OBJECTIVE: In the listing below, identify each line with the word "that" and return those lines.

•••

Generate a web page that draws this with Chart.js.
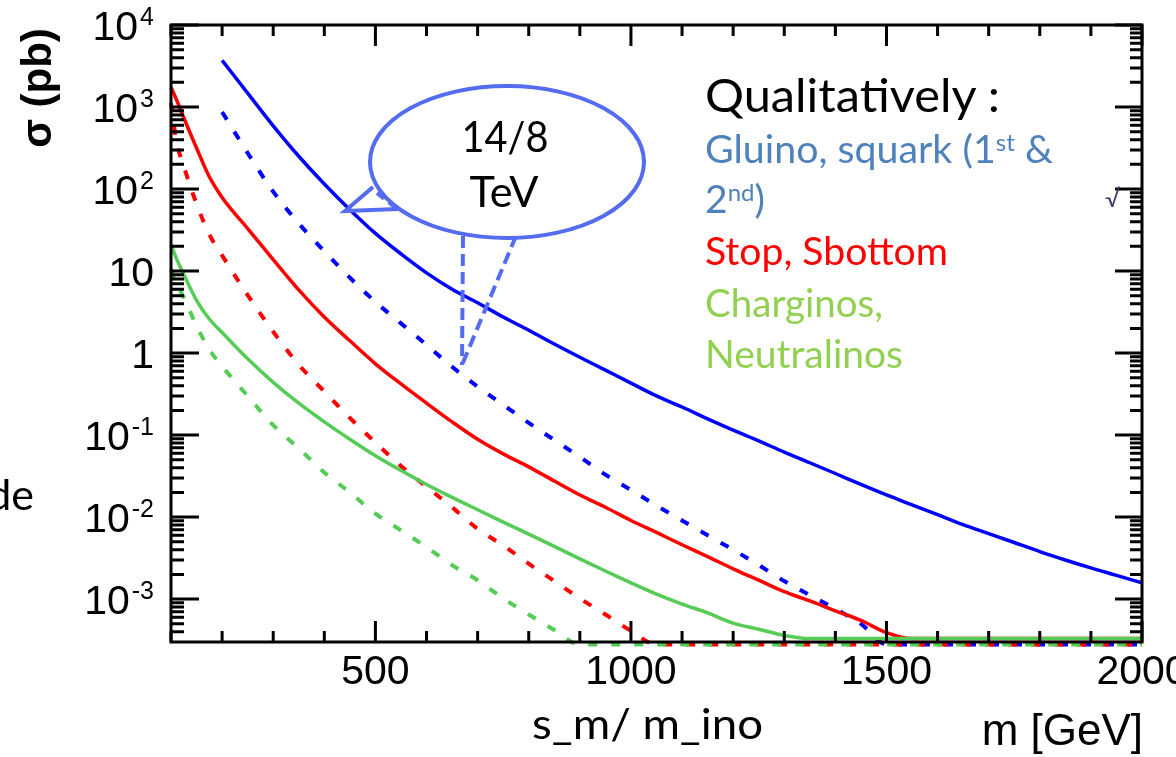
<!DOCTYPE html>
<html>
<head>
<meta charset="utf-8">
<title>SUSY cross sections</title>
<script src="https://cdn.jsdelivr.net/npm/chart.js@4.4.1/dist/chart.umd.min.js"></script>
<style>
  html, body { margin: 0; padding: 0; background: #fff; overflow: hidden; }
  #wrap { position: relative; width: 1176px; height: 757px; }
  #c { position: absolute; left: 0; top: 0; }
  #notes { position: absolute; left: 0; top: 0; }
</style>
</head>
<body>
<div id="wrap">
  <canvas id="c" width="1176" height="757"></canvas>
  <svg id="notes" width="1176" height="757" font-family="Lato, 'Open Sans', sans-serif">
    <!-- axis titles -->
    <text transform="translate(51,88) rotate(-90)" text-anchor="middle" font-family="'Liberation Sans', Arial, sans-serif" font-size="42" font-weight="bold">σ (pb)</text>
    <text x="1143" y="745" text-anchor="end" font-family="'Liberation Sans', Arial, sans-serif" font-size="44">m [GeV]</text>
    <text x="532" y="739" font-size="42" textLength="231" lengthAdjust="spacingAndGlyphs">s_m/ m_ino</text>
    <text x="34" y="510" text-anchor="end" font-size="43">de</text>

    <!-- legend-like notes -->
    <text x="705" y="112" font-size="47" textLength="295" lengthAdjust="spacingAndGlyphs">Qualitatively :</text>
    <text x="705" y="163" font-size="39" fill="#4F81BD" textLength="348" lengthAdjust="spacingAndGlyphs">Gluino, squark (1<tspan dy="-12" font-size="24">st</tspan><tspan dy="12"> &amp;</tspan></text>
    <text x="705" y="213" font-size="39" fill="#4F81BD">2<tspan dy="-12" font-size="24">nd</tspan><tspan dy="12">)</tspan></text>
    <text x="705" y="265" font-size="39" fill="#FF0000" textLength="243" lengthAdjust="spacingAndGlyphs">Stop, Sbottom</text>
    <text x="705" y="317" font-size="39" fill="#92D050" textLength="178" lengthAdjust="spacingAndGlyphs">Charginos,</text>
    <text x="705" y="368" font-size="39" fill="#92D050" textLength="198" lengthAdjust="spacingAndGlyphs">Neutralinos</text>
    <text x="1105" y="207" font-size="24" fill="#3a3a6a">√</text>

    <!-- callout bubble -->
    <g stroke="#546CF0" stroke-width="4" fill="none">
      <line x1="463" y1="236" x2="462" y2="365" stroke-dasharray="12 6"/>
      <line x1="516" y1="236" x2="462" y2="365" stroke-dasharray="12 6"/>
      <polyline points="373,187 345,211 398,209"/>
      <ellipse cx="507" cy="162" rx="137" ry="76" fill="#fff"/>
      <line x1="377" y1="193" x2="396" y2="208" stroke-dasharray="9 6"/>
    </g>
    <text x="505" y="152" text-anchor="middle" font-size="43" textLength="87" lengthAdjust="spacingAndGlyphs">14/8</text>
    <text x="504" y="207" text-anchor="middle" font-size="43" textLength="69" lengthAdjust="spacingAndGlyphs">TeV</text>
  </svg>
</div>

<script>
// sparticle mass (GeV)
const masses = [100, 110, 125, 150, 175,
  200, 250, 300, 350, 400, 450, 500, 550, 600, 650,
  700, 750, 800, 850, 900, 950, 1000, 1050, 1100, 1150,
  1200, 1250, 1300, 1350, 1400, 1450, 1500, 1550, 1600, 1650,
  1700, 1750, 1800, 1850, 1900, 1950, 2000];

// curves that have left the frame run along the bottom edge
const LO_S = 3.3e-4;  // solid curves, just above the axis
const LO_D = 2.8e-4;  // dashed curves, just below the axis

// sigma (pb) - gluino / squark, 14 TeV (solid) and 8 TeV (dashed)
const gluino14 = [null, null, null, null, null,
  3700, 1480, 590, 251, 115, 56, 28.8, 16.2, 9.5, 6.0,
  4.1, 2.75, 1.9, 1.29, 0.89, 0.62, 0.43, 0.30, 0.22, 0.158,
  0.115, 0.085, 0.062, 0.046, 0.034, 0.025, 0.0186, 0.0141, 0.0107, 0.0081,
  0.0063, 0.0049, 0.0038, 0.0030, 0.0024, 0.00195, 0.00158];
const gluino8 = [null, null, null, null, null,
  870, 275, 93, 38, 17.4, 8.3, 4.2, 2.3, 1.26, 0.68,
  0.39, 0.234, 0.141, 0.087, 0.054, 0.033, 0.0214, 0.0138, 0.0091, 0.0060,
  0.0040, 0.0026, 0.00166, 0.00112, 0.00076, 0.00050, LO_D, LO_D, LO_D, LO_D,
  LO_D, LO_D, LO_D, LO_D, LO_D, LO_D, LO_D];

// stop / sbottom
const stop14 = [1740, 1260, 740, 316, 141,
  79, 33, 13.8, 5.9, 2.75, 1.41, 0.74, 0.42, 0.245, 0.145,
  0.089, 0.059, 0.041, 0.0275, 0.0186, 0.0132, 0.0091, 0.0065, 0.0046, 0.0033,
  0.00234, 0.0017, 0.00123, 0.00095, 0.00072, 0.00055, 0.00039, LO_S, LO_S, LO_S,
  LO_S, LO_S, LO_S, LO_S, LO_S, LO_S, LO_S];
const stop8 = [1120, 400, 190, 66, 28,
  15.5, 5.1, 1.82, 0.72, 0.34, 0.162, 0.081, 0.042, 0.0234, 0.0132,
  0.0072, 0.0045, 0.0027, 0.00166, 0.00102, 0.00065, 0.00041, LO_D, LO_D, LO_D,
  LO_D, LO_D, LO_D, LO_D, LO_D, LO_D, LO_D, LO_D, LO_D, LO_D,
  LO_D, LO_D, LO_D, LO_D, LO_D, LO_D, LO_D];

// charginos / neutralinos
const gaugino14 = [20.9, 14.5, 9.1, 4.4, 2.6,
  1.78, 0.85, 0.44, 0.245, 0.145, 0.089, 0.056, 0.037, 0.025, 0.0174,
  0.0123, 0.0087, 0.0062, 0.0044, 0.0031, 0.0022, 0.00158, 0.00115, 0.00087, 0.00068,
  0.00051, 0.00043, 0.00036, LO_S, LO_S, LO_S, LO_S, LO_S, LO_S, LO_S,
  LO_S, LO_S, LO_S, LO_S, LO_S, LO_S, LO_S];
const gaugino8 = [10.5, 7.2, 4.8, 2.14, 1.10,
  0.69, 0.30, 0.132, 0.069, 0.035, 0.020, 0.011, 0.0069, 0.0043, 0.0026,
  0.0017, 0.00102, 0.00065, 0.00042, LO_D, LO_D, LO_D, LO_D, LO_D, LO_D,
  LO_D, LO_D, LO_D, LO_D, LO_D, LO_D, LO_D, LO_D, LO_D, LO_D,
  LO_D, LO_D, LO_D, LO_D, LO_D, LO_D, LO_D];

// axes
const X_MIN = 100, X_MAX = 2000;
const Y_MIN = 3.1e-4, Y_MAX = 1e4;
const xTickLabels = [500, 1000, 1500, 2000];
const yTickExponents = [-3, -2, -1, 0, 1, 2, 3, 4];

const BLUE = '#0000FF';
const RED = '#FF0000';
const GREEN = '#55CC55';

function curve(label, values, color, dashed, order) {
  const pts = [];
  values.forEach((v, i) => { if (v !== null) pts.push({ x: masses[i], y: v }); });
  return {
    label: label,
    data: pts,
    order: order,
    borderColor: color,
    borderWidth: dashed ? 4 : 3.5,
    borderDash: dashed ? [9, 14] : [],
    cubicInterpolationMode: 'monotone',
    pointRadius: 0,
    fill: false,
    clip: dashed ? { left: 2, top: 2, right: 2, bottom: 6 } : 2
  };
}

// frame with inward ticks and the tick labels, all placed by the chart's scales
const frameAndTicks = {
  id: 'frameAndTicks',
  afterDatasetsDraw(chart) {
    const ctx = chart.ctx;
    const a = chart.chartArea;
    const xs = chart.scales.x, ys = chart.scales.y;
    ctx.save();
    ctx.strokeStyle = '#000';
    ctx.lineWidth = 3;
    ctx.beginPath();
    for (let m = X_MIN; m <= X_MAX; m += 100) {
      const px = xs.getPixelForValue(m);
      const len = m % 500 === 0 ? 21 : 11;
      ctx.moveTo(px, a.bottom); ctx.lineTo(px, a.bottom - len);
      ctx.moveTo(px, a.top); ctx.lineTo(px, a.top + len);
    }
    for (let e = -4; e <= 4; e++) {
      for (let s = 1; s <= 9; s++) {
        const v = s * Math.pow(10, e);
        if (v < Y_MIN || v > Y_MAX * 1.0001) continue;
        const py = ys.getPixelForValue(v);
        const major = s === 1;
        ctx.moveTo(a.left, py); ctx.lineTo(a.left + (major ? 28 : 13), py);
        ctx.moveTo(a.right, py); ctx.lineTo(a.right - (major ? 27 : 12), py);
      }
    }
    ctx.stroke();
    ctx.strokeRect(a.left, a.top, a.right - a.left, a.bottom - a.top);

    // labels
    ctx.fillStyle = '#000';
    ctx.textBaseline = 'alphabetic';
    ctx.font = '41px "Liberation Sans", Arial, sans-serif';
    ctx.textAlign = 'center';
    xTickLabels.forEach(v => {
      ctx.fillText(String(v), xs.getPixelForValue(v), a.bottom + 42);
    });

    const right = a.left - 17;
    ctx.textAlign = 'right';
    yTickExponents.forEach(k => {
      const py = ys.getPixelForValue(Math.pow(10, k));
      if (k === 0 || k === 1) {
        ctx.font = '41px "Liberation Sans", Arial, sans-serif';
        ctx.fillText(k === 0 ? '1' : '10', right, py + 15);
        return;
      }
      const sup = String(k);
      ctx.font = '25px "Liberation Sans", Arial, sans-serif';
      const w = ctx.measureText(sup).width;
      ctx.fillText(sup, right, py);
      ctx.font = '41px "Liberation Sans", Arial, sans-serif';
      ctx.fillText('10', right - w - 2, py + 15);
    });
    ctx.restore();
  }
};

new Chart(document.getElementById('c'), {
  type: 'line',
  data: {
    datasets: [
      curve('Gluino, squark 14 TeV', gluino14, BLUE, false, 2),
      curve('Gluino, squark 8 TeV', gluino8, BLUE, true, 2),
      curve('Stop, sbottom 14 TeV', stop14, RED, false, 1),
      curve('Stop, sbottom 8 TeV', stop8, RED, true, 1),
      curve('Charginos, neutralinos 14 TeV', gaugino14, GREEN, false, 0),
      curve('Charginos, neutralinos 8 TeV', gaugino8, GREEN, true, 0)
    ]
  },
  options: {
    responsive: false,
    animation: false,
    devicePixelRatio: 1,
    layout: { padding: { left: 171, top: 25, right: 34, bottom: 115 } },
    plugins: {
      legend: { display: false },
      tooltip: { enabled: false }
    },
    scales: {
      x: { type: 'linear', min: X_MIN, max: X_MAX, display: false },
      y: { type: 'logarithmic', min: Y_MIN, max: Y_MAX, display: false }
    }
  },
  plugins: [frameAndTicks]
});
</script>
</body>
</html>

•••

RESULT OF THE TASK:
Generate a web page that draws this with Chart.js.
// curves that have left the frame run along the bottom edge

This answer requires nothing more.